Before attending The Iron Yard and landing a job as a full stack junior developer at Apex Systems working for AT&T, Josiah DuBose worked in another type of technical role – as a motorcycle technician.
In addition to his work, Josiah was also pursuing a computer science major in a joint program between Wake Tech Community College and North Carolina State University. But after a friend who worked in the tech industry introduced him to The Iron Yard, he decided to change course. “The Iron Yard seemed like a quicker track to get employed as a developer than a traditional four year degree,” Josiah said.
So he began to research The Iron Yard’s reputation online, talking to people he knew in the Durham tech industry and going to the campus to get to know the staff. Ultimately, Josiah decided this was the best option for him to get the education he needed to pursue the career he wanted. In October 2016, Josiah enrolled in the Back-End Engineering with Python course at The Iron Yard’s Durham campus.
“It was a huge learning experience for me on a lot of different levels,” Josiah said. “I learned how to be comfortable in an environment where you don’t know anything; I learned how to learn something totally new; I learned how to teach myself new languages quickly; and I learned how to apply concepts right as I was introduced to them.”
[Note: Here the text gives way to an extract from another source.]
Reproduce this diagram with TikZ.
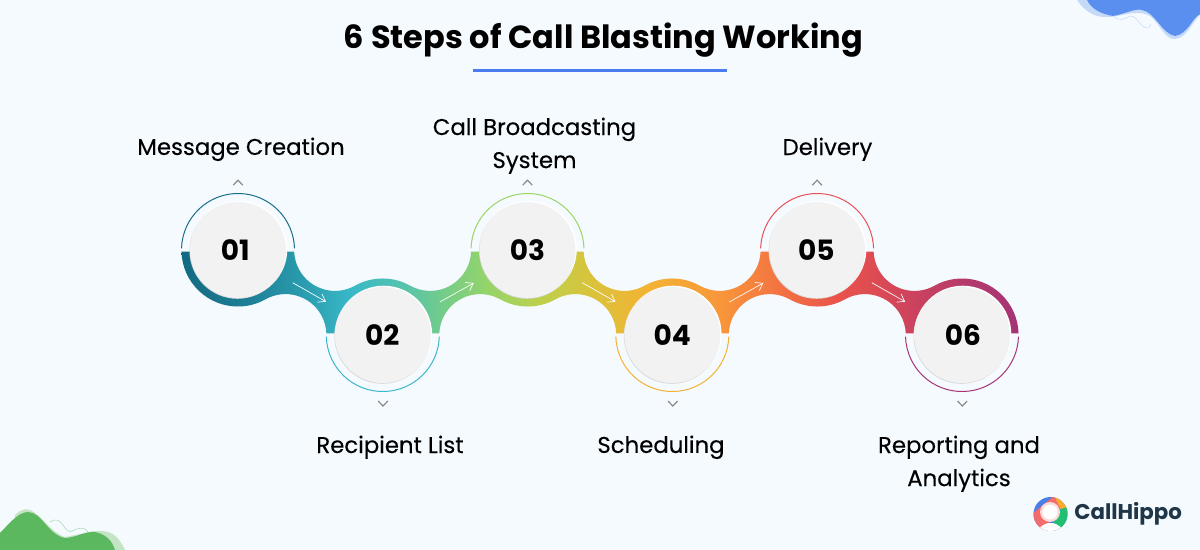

“It was hard, but it was a great experience,” he continued. “My instructor really challenged and pushed me to go above and beyond what I thought I was capable of. The support system on campus was incredible and the staff constantly checked in to see how I was doing.”
And like many of our students, Josiah had ‘a-ha’ moments that helped him break through challenges. “I feel like I had almost daily ‘a-ha’ moments,” Josiah said. “But the biggest hurdle for me was getting over my ‘imposter syndrome’ and not thinking I was smart enough to learn this or smart enough to be considered for developer jobs. I always like to be the expert and the one people go to with questions, but with something as vast as programming, I had to get comfortable with not always knowing the answer.”
“I’m not actually doing Python – the language I learned in school – but I was prepared to learn new things rapidly so that I wasn’t limited to the language I studied.”
While Josiah is just starting his career as a developer, he already has big ambitions for the future, “I would like to be a senior developer in five years. I enjoy my job because I love the coding part of it, so I want to stay on the coding side of things.”